MILANO – In Italia hanno chiuso 43 negozi Trony, la catena di negozi di elettronica, per la dichiarazione di fallimento della società Dps. A rischio ci sono 500 posti di lavoro in tutto lo Stivale. I negozi che non hanno alzato la saracinesca sono in Liguria, Piemonte, Lombardia (dove sono a rischio 140 dipendenti con 9 punti vendita fra cui il negozio di San Babila) Veneto, Friuli e Puglia.

In quest’ultima regione è scattata la mobilitazione dei lavoratori con un sit-in davanti a uno dei tre negozi di Bari. I dipendenti che, a Bari, sono coinvolti nelle conseguenze del fallimento sono una trentina ma in tutta la Puglia, dove ci sono 13 negozi Trony, i lavoratori a rischio sono circa 120, una fetta significativa particolarmente provata visto che dopo aver avuto un pesante taglio della busta paga a dicembre, a febbraio non hanno ricevuto gli stipendi. In Puglia l’unico negozio Trony rimasto aperto è quello di Taranto perché è rimasto in mano alla società Vertex.

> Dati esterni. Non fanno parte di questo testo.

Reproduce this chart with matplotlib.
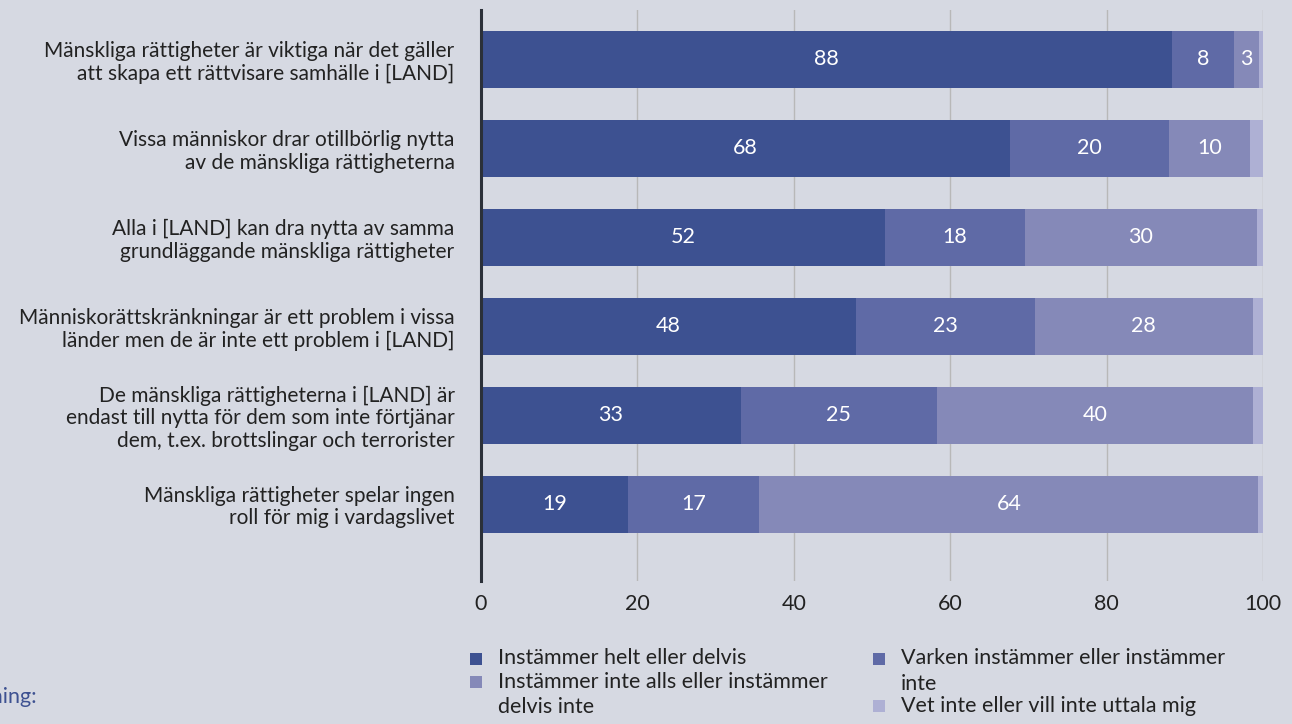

«A livello nazionale – spiega Barbara Neglia della Filcam Cgil – le organizzazioni sindacali Cgil, Cisl e Uil chiederanno un primo incontro al curatore fallimentare e in modo parallelo proveranno ad avere un confronto con il ministero allo Sviluppo economico per cercare di trovare soluzioni alternative al licenziamento dei dipendenti». Al sit-in di Bari si è recato anche il sindaco di Bari, Antonio Decaro, che ha parlato con i lavoratori assicurando la propria disponibilità perché i posti di lavoro vengano salvaguardati.

La situazione della società Dps era in bilico da diverso tempo. L’azienda aveva chiesto un concordato preventivo che però non è stato giudicato percorribile dal giudice fallimentare che lo ha rifiutato decretando il fallimento. «Ora resta da gestire questa fase – dice Alessio di Labio responsabile nazionale di Filcams Cgil -. L’obiettivo è quello di individuare uno o più soggetti interessati a rilevare i 43 punti vendita. E poi chiedere un incontro sia al Mise e sia al ministero del Lavoro perché ci sarà da gestire la cassa integrazione dei lavoratori».